Moving Silently Through Holy Week
I skipped out to the mail box as a young girl with blond pig-tails swinging wildly, excited to retrieve the mail for mom. But then I heard it. The sound of a plane over head. Suddenly my joy turned to fear. I reached the mail box, covered my ears, crouched down, and tried to hide. The fear overwhelmed me. I don’t recall the exact sensation, but I recall how terrified I was of planes. I don’t know if it was the noise or the fear of a crash. I know mom would ask me as I shuttered in fear, what was it I was afraid of? I couldn’t tell her. I just was. I had no words to speak about how I felt.

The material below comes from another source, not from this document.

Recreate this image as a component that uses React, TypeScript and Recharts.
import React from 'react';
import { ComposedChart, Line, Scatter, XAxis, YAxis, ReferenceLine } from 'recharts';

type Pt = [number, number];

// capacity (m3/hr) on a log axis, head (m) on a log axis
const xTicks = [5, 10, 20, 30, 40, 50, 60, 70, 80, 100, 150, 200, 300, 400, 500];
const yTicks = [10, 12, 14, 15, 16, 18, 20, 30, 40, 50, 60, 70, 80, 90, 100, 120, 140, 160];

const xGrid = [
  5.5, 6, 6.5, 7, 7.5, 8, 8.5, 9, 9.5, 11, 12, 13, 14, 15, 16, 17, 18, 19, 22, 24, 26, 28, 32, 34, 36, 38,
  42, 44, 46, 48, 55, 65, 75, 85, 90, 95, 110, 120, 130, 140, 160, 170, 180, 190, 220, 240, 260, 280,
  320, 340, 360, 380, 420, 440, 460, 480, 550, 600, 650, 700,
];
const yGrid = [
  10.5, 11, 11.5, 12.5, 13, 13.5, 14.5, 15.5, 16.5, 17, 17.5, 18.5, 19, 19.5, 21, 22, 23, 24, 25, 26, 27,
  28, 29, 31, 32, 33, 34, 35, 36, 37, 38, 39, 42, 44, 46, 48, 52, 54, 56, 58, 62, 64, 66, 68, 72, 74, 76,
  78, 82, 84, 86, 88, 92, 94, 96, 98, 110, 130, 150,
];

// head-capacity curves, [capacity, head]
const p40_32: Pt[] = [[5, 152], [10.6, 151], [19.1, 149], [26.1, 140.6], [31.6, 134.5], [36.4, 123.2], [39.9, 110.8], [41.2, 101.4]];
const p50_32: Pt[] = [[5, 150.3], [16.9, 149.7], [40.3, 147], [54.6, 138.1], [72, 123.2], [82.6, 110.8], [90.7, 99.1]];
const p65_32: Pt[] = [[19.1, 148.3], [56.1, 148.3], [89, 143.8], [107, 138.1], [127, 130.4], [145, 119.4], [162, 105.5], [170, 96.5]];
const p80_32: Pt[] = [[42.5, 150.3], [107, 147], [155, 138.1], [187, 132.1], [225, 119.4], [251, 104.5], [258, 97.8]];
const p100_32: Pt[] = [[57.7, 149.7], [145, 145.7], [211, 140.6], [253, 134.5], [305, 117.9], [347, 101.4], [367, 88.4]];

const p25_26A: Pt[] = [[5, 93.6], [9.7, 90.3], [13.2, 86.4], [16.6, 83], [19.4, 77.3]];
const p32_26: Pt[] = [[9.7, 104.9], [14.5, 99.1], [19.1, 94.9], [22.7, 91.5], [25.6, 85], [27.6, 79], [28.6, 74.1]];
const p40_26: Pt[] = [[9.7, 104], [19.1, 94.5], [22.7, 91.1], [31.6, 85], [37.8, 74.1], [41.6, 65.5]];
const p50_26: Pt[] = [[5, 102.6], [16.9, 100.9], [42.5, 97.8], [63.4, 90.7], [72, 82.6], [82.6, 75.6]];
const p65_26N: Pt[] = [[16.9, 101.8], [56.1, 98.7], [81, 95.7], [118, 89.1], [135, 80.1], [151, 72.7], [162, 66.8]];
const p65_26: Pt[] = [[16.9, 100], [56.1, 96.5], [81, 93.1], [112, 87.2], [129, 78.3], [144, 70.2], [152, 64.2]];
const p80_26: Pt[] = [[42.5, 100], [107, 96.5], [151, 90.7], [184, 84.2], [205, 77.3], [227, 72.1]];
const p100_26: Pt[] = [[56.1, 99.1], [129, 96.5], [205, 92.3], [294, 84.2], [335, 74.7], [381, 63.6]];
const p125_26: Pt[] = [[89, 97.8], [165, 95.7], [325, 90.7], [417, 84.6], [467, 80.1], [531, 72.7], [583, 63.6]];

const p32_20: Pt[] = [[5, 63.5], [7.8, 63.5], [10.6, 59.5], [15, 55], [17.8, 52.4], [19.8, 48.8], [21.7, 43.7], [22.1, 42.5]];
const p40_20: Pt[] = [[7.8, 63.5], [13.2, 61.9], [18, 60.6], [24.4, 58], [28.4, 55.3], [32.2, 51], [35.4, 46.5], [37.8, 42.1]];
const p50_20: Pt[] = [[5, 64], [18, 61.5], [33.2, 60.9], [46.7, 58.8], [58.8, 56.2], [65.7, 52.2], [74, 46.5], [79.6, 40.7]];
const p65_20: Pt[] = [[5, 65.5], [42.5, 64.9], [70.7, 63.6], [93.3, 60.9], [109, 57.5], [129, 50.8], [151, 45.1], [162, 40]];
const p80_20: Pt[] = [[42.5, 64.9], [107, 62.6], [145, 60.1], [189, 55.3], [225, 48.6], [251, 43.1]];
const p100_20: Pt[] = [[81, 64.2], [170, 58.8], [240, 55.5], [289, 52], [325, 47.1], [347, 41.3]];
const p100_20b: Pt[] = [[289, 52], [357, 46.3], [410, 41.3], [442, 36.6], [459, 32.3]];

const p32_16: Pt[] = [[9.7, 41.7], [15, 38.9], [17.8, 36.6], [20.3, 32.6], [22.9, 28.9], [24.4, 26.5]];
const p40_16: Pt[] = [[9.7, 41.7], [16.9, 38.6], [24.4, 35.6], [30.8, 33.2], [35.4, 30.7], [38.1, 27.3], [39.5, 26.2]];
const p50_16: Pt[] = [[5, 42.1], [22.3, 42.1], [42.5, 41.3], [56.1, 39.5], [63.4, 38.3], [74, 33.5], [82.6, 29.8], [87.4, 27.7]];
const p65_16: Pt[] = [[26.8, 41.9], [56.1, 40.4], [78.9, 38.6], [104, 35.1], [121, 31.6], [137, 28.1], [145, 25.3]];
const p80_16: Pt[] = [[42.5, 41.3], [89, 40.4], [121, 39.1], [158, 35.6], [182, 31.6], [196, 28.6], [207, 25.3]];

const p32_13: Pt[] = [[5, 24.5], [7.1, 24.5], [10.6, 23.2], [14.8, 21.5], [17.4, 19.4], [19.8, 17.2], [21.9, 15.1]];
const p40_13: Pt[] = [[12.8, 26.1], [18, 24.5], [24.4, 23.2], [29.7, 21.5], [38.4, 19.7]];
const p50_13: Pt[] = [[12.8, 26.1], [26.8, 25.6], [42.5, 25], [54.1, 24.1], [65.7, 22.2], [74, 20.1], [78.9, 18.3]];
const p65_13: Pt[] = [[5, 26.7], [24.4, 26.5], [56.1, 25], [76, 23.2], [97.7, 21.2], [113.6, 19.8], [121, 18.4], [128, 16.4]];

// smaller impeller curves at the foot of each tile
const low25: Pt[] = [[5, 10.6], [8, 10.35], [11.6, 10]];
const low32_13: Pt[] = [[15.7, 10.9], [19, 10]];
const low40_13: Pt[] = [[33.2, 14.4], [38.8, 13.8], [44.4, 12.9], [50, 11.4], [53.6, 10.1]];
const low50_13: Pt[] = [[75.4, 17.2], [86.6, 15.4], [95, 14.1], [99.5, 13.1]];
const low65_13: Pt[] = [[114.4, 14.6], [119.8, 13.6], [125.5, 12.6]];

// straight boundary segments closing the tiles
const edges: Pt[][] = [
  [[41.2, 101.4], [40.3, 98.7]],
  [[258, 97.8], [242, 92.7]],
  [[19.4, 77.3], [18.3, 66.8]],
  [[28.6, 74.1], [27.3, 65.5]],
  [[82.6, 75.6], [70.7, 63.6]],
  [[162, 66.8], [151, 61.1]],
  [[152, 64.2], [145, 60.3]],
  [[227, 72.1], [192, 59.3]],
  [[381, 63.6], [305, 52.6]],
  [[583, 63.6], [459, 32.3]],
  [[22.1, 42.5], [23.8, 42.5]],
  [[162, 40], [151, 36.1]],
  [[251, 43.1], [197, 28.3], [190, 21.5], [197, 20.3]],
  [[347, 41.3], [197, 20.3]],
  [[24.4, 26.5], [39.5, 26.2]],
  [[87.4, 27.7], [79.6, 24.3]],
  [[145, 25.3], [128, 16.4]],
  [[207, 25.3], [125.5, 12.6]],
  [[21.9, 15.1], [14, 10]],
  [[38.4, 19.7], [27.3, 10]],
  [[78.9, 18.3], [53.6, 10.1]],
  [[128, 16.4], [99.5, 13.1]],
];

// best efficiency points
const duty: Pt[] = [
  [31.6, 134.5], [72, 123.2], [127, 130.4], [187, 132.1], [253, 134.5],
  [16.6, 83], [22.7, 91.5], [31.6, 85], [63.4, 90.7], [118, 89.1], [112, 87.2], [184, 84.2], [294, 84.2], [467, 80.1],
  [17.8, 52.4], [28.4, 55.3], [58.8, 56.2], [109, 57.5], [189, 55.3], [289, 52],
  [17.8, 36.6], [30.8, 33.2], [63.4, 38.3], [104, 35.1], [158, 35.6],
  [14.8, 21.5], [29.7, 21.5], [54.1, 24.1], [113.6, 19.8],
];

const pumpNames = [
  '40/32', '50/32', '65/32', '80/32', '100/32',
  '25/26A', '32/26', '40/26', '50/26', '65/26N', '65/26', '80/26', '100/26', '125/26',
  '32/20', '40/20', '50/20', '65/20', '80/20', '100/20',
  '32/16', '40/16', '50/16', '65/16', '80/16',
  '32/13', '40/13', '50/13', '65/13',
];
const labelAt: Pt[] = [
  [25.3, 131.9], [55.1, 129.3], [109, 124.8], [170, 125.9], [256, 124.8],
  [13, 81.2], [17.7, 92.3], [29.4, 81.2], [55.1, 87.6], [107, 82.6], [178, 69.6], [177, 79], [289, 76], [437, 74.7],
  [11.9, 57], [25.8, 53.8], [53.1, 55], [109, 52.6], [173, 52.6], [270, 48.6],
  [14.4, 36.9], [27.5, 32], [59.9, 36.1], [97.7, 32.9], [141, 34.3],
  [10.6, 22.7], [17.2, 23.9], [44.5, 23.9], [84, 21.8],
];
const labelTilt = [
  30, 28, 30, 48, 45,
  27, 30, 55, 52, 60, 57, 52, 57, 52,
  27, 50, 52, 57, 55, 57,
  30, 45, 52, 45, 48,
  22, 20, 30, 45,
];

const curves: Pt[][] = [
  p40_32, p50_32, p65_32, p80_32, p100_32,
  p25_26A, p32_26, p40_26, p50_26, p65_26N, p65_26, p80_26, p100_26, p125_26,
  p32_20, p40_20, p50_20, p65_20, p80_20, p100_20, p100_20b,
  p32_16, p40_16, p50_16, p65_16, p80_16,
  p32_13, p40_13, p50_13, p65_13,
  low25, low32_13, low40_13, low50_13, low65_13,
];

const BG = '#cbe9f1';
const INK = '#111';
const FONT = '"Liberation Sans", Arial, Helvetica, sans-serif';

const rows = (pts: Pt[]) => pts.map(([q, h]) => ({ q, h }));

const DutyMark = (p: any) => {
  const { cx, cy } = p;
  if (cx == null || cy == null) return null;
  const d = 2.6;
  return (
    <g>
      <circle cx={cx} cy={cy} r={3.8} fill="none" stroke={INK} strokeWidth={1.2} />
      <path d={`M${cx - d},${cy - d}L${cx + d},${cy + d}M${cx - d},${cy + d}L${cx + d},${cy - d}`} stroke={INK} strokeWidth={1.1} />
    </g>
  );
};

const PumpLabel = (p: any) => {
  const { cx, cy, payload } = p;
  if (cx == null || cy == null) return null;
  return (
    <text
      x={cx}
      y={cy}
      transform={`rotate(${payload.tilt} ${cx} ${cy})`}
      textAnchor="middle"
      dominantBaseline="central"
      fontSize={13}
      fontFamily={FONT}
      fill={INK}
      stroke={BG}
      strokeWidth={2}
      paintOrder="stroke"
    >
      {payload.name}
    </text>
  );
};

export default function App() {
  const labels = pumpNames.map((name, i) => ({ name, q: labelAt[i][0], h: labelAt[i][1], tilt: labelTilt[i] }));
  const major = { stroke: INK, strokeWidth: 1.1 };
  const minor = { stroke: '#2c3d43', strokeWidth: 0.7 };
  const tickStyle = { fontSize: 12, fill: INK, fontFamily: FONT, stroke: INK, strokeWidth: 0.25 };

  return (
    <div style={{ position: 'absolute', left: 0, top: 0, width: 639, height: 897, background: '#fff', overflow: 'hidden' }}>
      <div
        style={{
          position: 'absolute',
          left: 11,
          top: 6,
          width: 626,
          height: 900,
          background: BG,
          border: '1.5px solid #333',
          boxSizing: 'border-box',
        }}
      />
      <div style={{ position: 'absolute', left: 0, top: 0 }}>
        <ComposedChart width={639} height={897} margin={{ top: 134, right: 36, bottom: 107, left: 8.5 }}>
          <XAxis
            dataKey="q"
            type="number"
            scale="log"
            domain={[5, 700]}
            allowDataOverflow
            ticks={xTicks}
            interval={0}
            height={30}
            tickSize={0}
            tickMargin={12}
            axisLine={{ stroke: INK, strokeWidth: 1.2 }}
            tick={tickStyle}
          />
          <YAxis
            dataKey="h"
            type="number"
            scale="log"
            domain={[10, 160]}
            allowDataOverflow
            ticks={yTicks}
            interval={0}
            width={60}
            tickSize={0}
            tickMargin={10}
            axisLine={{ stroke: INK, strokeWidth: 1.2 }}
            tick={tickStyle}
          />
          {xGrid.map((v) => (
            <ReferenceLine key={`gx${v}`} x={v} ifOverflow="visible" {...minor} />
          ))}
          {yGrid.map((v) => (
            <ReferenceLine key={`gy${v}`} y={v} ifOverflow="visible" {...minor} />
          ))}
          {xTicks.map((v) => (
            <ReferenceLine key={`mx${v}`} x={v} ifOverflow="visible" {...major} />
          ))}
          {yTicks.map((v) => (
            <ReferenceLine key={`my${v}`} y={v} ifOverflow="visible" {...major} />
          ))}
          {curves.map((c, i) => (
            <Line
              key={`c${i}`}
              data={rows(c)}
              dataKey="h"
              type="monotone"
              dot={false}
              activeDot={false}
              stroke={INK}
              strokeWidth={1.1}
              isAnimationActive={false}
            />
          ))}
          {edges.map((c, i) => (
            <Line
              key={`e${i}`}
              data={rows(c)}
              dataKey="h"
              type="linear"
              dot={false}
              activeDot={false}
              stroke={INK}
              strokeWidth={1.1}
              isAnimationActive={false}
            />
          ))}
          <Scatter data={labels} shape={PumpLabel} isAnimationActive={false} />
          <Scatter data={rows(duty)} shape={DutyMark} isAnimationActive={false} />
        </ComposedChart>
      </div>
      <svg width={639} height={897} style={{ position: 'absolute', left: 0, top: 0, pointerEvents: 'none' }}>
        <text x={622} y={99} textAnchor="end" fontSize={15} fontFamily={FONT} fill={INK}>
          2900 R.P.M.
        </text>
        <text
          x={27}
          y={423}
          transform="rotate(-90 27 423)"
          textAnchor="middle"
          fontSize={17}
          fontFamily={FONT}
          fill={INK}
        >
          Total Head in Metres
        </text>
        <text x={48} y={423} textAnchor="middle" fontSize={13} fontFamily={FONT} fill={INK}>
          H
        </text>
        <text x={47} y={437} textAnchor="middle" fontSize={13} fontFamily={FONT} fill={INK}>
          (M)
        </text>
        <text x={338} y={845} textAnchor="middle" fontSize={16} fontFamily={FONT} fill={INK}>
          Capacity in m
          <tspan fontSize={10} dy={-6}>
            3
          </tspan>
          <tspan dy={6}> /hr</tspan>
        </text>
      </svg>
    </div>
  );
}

As I move through Holy Week, I have no words to speak of Christ’s death on the cross and the resurrection. Instead, I wonder whether, if I had lived during that time, whether I would have been struck with fear and an absence of words. I wonder whether I would have been one who refused to speak up for Christ or one who refused to listen to Christ.
I am certain I would not have spoken up. And I imagine, like I did as a kid, I would have been wrought with fear, a fear I perhaps could not articulate.

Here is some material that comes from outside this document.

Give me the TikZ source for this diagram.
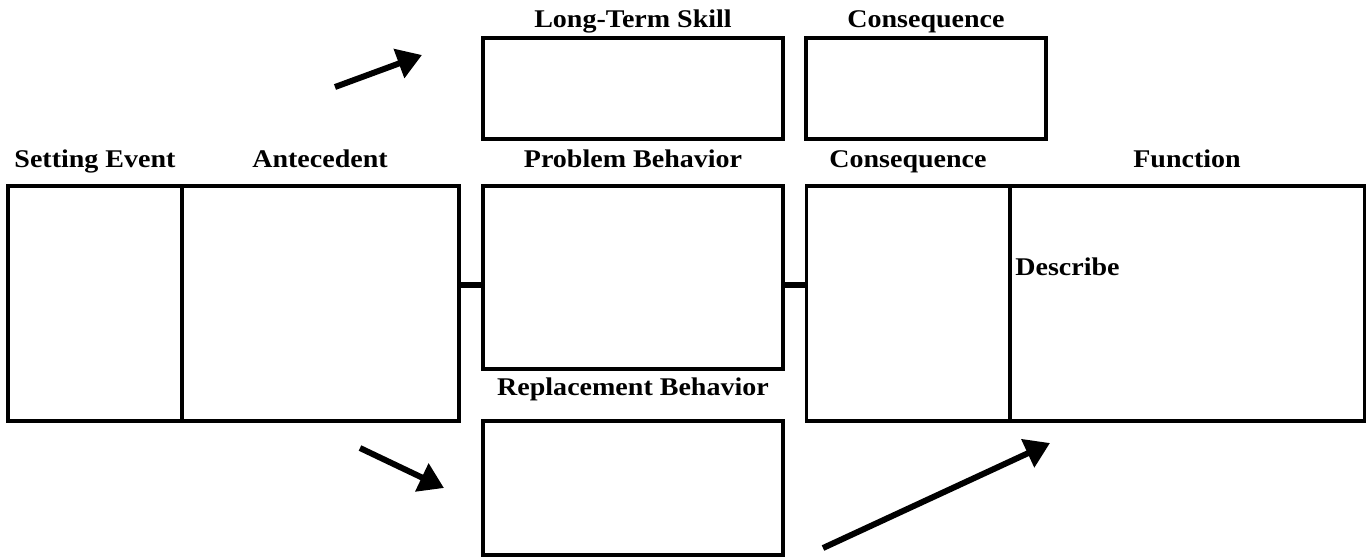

That is difficult to admit, but I admit it with certainty. Today, I don’t find it easy to talk about the resurrection because I find it intellectually incomprehensible.

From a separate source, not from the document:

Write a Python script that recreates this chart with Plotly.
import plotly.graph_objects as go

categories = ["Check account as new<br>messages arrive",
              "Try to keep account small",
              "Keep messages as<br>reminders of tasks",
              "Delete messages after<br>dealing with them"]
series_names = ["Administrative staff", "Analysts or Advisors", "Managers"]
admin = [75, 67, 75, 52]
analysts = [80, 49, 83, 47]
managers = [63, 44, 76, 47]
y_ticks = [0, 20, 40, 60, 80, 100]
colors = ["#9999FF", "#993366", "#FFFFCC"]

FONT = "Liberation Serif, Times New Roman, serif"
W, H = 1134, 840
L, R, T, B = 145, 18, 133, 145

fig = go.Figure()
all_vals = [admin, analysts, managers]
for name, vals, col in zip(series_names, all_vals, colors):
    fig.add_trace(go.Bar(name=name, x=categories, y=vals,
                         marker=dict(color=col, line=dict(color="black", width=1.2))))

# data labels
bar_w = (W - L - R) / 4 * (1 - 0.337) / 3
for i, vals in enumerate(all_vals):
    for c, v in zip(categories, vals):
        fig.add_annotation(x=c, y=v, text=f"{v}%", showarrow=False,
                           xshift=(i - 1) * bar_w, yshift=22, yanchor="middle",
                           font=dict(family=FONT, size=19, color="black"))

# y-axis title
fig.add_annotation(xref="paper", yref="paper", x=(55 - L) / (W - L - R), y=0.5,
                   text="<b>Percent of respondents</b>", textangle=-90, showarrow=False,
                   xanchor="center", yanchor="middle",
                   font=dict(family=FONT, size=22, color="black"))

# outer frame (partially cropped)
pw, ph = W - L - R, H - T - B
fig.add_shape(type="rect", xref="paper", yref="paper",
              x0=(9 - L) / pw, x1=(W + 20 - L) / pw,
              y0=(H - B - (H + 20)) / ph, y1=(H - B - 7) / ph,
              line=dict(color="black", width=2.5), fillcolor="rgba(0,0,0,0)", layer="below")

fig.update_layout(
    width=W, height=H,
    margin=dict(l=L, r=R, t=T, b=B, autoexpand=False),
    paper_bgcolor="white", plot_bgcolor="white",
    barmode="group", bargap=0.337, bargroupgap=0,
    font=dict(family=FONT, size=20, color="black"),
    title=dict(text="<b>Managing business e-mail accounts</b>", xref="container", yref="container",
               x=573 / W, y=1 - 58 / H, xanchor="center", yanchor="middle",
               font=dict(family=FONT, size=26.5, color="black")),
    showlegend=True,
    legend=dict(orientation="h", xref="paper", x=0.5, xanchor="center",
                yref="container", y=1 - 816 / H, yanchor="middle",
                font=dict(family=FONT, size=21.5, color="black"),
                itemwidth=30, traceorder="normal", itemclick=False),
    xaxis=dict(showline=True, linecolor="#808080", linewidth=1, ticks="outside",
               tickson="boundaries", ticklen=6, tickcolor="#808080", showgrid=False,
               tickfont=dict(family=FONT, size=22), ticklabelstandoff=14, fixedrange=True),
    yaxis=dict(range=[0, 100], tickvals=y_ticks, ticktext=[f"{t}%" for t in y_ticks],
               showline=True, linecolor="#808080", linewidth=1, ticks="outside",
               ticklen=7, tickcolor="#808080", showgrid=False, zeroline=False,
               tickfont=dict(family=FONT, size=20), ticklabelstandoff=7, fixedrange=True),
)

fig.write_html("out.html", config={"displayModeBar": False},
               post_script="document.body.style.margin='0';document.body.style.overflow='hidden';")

Understanding it and believing it required a transformation from head to heart–an inner knowing. Faith. Belief in things unseen.
So, as I move silently through Holy Week, I reflect on my own failings, but I look to the cross. I read the words of another who reminds me that I am precious and dear to God, despite my failings. He covers me with His grace. I find peace at the foot of the cross. On my knees. In silence, but not afraid.
“All that makes Him precious and dear to the Father has been transferred to me. His excellency and glory are seen as if they were mine; and I receive the love, and the fellowship, and the glory, as if I had earned them all.”